The Family History Fun Factor
Genres: Advice & How To, Biography, Guidebooks, History, Manuals and Workbooks, Memoir
Age Groups: 12-15, 18+
Formats: Ebook, Paperback
What would you ask your dead ancestors?
Family histories are often boring compilations of pedigree charts accented by dry narratives. Family folklore opens the door to everyday experiences and emotions that bring individuals alive. It's also an excellent way to get children involved and started early on compiling their own personal history. This handy guide provides all the information you need to start discovering, identifying, and collecting your own family's folklore. It includes descriptions of which genres are included and examples as well as a memory-jogging checklist and resources for those who might want to take it to the next level.
Reviews
Ms. Fiza Pathan on Amazon
I loved this little book about trying to preserve family folklore. The book was well written, well edited & well deserving of all praise. I loved all the ways mentioned by the author, Marcha Fox, for trying to preserve our family 'folktales' for our descendants. I liked the examples she gave & also some of the instances of her own family folklore. Being raised in a large maternal joint family myself, I have always taken the trouble of trying to record our times together in my diaries. But there are other ways to do so which is mentioned very astutely by Marcha Fox in this little book titled 'The Family History Fun Factor'. I highly recommend this book to everyone, especially to those people trying to preserve their own family folklore & are stuck about how they can do so. I really liked this short little book a lot & the author really impressed me with this very novel idea about the ways we look at family folklore & how we try to save it for our descendants. Kudos to Marcha Fox on a job well done! I hope to read more books penned by her in the near future.
Balroop Singh on Amazon
The Family History Fun Factor: How to Gather and Preserve Family Folklore by Marcha A. Fox is an excellent guide to preserve family history. It offers many ideas about collecting the experiences of family members so that they remain alive for posterity. Most of the people never think about recording the cherished moments and memories. I don’t have a single picture of my childhood. I have no idea what my grandpa looked like. Some hazy memories of what my grandma told me about her life come to my mind when I think of my family folklore. My mom has no memories of her parents as they died when she was too young and had to face troubled times of partition of her country.
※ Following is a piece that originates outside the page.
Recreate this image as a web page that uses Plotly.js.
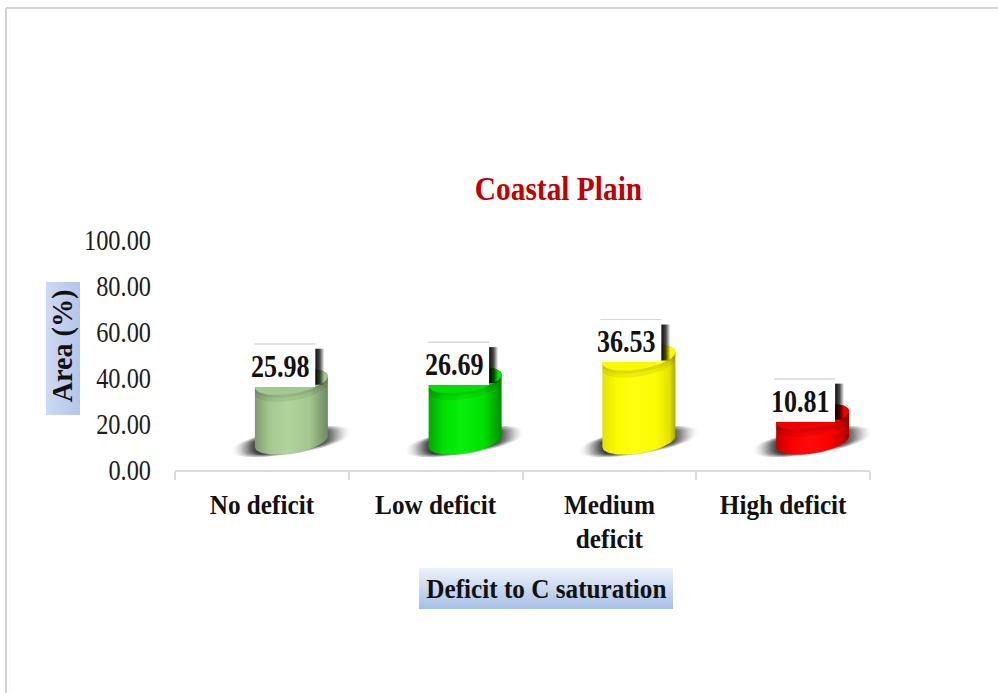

I have always wished to know more about my family. Marcha inspires that instinct and emphasizes the need to gather and preserve family folklore. She tells us that whether it is cooking methods, family celebrations, festivals, transportation or how children spent their day – the next generation would be charmed by it. Technology may have made our lives easier yet family’s little activities, which seem insignificant to us, could be interesting if they are recorded. When an I-pad generation is told that we started our writing lessons on wooden slates that had to be washed and plastered everyday and a wooden pen and inkpot was required for writing, they look at me with disbelief and awe!
I am glad I stumbled across this book. I would like to recommend it to everybody. Thank you for the inspiration Marcha. Family folklore is precious and worth making the efforts to preserve it.
Robin Leigh Morgan on Amazon
Did you know that your grand-uncle Franklin rode with Teddy Roosevelt and the Rough Riders? Did know that your late aunt Betty was a nurse in a MASH unit during the Korean War? Did you know your great-great-grandmother was a Suffragette? If you’ve said NO to these questions there’s only one reason and one reason for this to be the case. There’s been no one keeping track of your family’s history.
The truth is you’re not alone for there’s only a small minutia of families who have. I believe this is because most of us are under the impression there’s nothing special about our families. We’ve probably said that none of us have done anything important like becoming a member of a small town’s board.
But, there’s the rub. While none of us might feel we’ve done anything important, who’s to say that there won’t be in our family who will. And when that time comes, how will that future ancestor know who came before him and what they did in their lives; that individual would have a void in his life.
Ms. Fox in her book seeks to help us remedy this situation by giving her readers an easy to follow guide in how to go about creating a family history for our future generations. There are ways of going about trying to backfill information about our family tree, and the author gives information to doing this as well.
While this might seem like a demanding task it can easily be turned into a fun family activity to gather all the bits and pieces, including oral histories from various members of the family, regardless of where they might physically be.
For wanting to instill a sense of pride in our family for today and futures generations, I’m happy to have given Ms. Fox 5 STARS for her endeavor here.